What the exercise asks -
Everything in the listing below from the line containing "Write a component" through the line containing "const massMinorStep = 20;" should be repeated exactly; leave out every other line.

Provided data -
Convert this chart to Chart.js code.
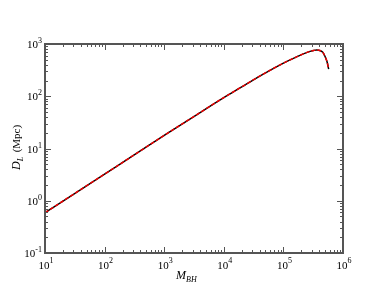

==

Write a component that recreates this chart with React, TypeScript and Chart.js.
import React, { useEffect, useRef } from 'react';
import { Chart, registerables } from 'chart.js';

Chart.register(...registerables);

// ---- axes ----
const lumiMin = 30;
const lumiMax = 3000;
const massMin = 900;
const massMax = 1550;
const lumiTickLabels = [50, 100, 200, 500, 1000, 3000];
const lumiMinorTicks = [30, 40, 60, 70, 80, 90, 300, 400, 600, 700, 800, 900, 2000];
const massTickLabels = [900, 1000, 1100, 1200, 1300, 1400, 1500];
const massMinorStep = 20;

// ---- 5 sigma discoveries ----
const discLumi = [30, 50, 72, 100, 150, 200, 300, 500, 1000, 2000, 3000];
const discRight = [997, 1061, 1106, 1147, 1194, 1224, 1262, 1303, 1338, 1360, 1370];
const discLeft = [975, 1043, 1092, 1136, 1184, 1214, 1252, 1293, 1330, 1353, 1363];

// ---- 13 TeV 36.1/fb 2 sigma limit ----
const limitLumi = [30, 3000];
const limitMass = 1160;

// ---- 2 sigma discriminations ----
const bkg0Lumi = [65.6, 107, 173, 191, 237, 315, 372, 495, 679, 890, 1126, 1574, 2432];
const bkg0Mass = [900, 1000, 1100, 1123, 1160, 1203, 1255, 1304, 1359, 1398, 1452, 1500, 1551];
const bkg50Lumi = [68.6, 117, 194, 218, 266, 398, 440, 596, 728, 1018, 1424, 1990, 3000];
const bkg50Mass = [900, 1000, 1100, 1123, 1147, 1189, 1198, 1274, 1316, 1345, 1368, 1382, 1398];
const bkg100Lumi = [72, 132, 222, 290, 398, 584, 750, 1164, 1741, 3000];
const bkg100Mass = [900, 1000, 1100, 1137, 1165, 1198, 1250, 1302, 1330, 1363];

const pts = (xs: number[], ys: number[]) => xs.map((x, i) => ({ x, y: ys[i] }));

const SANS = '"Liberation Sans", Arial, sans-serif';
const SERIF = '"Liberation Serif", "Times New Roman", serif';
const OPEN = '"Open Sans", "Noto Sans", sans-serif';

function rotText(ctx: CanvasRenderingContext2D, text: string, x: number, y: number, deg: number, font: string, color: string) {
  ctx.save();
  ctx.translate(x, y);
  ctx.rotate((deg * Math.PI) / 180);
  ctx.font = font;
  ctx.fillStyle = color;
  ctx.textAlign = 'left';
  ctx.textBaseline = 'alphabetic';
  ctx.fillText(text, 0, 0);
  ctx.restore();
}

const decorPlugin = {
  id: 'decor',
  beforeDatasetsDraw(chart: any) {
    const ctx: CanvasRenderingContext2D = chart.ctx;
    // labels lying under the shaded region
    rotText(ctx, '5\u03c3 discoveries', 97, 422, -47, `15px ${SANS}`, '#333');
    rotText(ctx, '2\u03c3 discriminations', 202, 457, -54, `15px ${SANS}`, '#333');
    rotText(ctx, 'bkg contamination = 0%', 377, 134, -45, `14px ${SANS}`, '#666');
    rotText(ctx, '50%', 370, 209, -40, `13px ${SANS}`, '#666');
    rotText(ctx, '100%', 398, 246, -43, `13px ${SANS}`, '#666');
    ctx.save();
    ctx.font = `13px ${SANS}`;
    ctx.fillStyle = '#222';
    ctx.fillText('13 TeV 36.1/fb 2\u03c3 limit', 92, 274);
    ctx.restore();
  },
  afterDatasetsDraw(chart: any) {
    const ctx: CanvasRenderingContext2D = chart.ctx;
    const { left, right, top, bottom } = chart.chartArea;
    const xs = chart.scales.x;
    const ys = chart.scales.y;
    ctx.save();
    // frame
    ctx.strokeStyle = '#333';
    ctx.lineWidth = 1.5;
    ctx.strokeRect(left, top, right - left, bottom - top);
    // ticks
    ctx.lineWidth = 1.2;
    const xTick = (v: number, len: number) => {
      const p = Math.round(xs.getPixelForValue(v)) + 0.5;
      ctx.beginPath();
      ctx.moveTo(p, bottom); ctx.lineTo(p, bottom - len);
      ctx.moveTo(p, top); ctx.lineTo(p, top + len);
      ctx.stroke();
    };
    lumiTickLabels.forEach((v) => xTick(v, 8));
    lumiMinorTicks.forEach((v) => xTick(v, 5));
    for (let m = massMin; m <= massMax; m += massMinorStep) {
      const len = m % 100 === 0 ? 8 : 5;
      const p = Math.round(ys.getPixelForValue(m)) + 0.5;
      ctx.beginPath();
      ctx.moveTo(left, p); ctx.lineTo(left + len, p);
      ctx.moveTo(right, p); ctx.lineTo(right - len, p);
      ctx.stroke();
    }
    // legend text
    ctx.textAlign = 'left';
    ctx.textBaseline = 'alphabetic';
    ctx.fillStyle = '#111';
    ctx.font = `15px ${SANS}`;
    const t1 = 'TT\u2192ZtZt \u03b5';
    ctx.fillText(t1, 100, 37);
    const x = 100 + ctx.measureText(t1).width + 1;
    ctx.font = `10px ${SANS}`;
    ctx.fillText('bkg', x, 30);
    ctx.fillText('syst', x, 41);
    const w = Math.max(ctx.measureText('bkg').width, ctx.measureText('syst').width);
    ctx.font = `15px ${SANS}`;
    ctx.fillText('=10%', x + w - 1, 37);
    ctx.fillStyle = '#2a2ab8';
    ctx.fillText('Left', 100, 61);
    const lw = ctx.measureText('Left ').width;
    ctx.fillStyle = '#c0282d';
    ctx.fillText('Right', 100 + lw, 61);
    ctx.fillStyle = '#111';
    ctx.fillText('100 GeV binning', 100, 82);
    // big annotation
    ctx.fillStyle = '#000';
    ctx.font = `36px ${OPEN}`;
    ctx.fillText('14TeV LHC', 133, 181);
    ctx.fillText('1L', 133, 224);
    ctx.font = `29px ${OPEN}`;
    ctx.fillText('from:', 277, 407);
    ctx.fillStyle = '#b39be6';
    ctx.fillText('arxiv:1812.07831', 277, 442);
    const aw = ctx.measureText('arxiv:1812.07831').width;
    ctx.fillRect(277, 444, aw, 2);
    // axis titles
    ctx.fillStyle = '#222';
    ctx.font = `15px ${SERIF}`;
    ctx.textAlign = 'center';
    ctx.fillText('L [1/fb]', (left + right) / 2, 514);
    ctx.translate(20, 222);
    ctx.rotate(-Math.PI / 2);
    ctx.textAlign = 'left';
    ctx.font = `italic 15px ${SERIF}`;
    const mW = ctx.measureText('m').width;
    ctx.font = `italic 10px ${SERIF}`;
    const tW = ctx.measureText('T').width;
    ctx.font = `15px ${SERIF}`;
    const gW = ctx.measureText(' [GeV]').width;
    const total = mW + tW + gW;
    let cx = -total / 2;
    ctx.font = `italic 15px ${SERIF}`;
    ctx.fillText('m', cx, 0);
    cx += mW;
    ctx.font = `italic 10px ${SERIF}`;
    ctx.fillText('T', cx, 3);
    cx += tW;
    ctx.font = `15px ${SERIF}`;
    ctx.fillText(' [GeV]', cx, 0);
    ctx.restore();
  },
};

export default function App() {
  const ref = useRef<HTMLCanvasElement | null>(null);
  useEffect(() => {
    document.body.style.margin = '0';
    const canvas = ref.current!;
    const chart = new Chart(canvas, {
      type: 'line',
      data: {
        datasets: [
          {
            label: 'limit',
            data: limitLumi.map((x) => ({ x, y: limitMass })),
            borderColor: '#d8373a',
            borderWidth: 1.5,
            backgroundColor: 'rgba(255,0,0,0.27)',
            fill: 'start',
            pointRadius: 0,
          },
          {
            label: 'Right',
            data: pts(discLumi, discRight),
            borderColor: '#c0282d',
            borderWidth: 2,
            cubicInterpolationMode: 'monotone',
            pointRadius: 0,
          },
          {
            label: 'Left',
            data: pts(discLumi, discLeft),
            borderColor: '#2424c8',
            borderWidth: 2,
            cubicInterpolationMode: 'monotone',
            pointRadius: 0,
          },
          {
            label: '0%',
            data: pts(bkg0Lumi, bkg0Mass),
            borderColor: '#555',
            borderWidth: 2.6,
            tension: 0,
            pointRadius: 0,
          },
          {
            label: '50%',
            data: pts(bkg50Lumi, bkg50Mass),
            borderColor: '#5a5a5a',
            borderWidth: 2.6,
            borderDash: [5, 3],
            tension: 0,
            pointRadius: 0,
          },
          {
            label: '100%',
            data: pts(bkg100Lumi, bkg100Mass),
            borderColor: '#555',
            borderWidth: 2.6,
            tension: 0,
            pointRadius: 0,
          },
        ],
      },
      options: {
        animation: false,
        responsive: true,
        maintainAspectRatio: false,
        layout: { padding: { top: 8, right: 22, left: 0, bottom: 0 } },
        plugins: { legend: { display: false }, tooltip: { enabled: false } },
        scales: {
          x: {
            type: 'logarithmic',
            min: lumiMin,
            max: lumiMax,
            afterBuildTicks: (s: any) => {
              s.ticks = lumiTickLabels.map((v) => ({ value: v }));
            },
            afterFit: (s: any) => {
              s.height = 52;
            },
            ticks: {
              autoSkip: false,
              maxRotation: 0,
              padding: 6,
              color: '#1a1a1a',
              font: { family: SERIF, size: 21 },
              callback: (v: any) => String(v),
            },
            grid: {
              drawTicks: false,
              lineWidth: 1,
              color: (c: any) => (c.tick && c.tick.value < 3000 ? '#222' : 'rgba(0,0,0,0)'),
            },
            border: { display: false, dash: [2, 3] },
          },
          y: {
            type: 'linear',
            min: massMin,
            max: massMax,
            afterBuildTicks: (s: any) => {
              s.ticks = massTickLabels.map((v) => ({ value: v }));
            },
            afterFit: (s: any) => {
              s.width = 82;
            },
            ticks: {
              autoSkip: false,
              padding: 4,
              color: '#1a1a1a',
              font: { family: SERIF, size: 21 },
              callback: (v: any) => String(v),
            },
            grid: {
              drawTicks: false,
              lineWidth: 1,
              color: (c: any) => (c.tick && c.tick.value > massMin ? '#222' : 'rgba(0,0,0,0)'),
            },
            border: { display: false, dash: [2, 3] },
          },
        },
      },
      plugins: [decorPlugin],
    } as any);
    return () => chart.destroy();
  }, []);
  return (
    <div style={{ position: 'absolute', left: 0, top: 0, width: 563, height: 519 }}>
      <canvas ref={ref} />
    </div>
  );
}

Response below -
Write a component that recreates this chart with React, TypeScript and Chart.js.
import React, { useEffect, useRef } from 'react';
import { Chart, registerables } from 'chart.js';

Chart.register(...registerables);

// ---- axes ----
const lumiMin = 30;
const lumiMax = 3000;
const massMin = 900;
const massMax = 1550;
const lumiTickLabels = [50, 100, 200, 500, 1000, 3000];
const lumiMinorTicks = [30, 40, 60, 70, 80, 90, 300, 400, 600, 700, 800, 900, 2000];
const massTickLabels = [900, 1000, 1100, 1200, 1300, 1400, 1500];
const massMinorStep = 20;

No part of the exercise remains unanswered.